Sorens starts by saying the presumption that third party Senate votes should have equaled third party presidential ones this year is just wrong; the presidential major party choices were far more unpopular than these Senate candidates.

Sorens then examines town-by-town results so see "how the number of Libertarian and Republican presidential votes by town correlated with Day's support."

He found that "the coefficient estimate on percentage of the vote for Trump-Pence in a town is 0.05 and is highly statistically significant, as you can see by the tiny confidence interval on the estimate.

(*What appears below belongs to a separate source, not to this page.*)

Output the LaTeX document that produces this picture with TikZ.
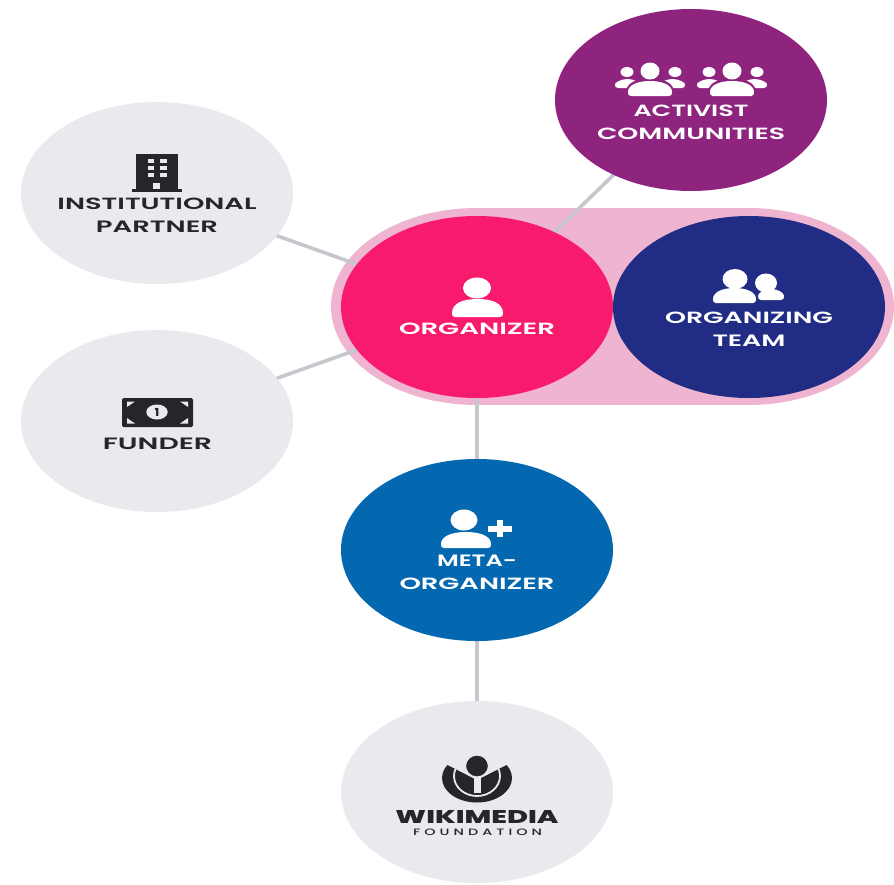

This estimate means that for every 20 additional Trump-Pence voters in a town, one additional voter cast a vote for Day in the Senate race." The link between Johnson-Weld votes and Day votes was "not statistically significant" in Sorens' figuring.

He concludes that since "Day's vote share was a little more than one-twentieth of the Trump-Pence ticket's in New Hampshire….we can be reasonably confident that almost all of Day's electoral support came from Republicans, not Libertarians."

He does the same calculations for Libertarian Chabot, and finds "for every four additional Johnson-Weld voters in a town, Chabot got an additional one vote [and] For every 80 additional Trump-Pence votes in a town, Chabot got about one vote….over half of Chabot's support came from Libertarians, not Republicans."

Given that Ayotte lost by 1,000 votes, Sorens concludes that it is very likely that, had Day not been in the race, she "would have won her race by about 15,000 votes, similar to Republican Chris Sununu's margin of victory in the governor's race."

He admits there is no way to test whether minus Day that his 16,000 or so voters might not have voted for someone other than Ayotte, but "at minimum these results strongly suggest that Kelly Ayotte disaffected a decisive share of Republican voters who went for Trump and Sununu but not for her."

Whether Republicans angry that Ayotte wasn't good enough on Obamacare, spending, appointments and other issues should be happier with her losing and Democrat Maggie Hassan in the Senate is another question, and one that will likely be thrown at any future challenger to any GOP candidate hitting the Republican from the small-government right. But to imply one should never do that is to imply that anyone who wants smaller government just has to take whatever the Republican Party offers and pretend to like it.